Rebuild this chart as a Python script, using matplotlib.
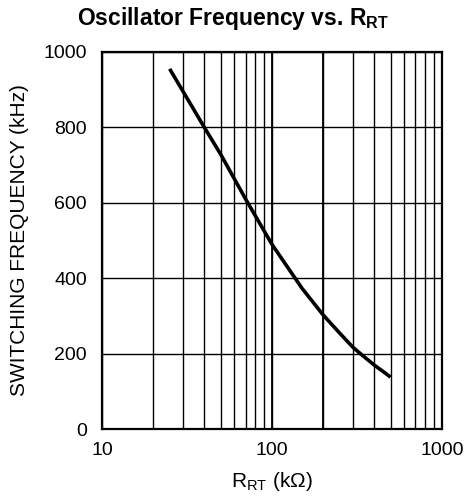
import matplotlib.pyplot as plt
from matplotlib.ticker import FixedLocator, NullFormatter

plt.rcParams['font.family'] = ['Liberation Sans', 'DejaVu Sans']

# curve (kOhm, kHz)
r_rt = [25, 30, 40, 50, 70, 100, 137, 150, 200, 250, 300, 332, 400, 500]
freq = [955, 895, 800, 728, 610, 490, 400, 374, 303, 255, 217, 200, 170, 138]

x_ticks = [10, 100, 1000]
x_tick_labels = ['10', '100', '1000']
y_ticks = [0, 200, 400, 600, 800, 1000]

fig = plt.figure(figsize=(4.66, 4.99), dpi=100)
ax = fig.add_axes([0.219, 0.140, 0.729, 0.756])

ax.set_xscale('log')
ax.set_xlim(10, 1000)
ax.set_ylim(0, 1000)

ax.plot(r_rt, freq, color='black', lw=2.6, solid_capstyle='butt',
        solid_joinstyle='round', zorder=3)

ax.xaxis.set_major_locator(FixedLocator(x_ticks))
ax.set_xticklabels(x_tick_labels)
minor = [m * d for d in (10, 100) for m in range(2, 10)]
ax.xaxis.set_minor_locator(FixedLocator(minor))
ax.xaxis.set_minor_formatter(NullFormatter())
ax.set_yticks(y_ticks)

ax.grid(True, which='both', axis='x', color='black', lw=1.0)
ax.grid(True, which='major', axis='y', color='black', lw=1.0)
# the 100 and 200 lines are a bit heavier in the original
for xv in (100, 200):
    ax.axvline(xv, color='black', lw=1.3)
ax.tick_params(which='both', length=0, labelsize=14)
ax.tick_params(axis='y', pad=11)
ax.tick_params(axis='x', pad=9)
for s in ax.spines.values():
    s.set_linewidth(1.6)

# title is centred on the figure, not the axes
fig.text(0.5, 0.962, 'Oscillator Frequency vs. R$_{\\mathregular{RT}}$',
         fontsize=16.5, fontweight='bold', ha='center', va='center')
ax.set_ylabel('SWITCHING FREQUENCY (kHz)', fontsize=15, labelpad=10)
ax.set_xlabel('R$_{\\mathregular{RT}}$ (k\u03a9)', fontsize=15, labelpad=8)

fig.savefig('out.png')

━━━━━━━━━━━━━━━━━━━━━━━━━━━━━━

▶ _WRITTEN PROBLEM_: Give back every line exactly as it stands, pictures excluded.

▶ _PROBLEM SOLUTION_:
Rebuild this chart as a Python script, using matplotlib.
import matplotlib.pyplot as plt
from matplotlib.ticker import FixedLocator, NullFormatter

plt.rcParams['font.family'] = ['Liberation Sans', 'DejaVu Sans']

# curve (kOhm, kHz)
r_rt = [25, 30, 40, 50, 70, 100, 137, 150, 200, 250, 300, 332, 400, 500]
freq = [955, 895, 800, 728, 610, 490, 400, 374, 303, 255, 217, 200, 170, 138]

x_ticks = [10, 100, 1000]
x_tick_labels = ['10', '100', '1000']
y_ticks = [0, 200, 400, 600, 800, 1000]

fig = plt.figure(figsize=(4.66, 4.99), dpi=100)
ax = fig.add_axes([0.219, 0.140, 0.729, 0.756])

ax.set_xscale('log')
ax.set_xlim(10, 1000)
ax.set_ylim(0, 1000)

ax.plot(r_rt, freq, color='black', lw=2.6, solid_capstyle='butt',
        solid_joinstyle='round', zorder=3)

ax.xaxis.set_major_locator(FixedLocator(x_ticks))
ax.set_xticklabels(x_tick_labels)
minor = [m * d for d in (10, 100) for m in range(2, 10)]
ax.xaxis.set_minor_locator(FixedLocator(minor))
ax.xaxis.set_minor_formatter(NullFormatter())
ax.set_yticks(y_ticks)

ax.grid(True, which='both', axis='x', color='black', lw=1.0)
ax.grid(True, which='major', axis='y', color='black', lw=1.0)
# the 100 and 200 lines are a bit heavier in the original
for xv in (100, 200):
    ax.axvline(xv, color='black', lw=1.3)
ax.tick_params(which='both', length=0, labelsize=14)
ax.tick_params(axis='y', pad=11)
ax.tick_params(axis='x', pad=9)
for s in ax.spines.values():
    s.set_linewidth(1.6)

# title is centred on the figure, not the axes
fig.text(0.5, 0.962, 'Oscillator Frequency vs. R$_{\\mathregular{RT}}$',
         fontsize=16.5, fontweight='bold', ha='center', va='center')
ax.set_ylabel('SWITCHING FREQUENCY (kHz)', fontsize=15, labelpad=10)
ax.set_xlabel('R$_{\\mathregular{RT}}$ (k\u03a9)', fontsize=15, labelpad=8)

fig.savefig('out.png')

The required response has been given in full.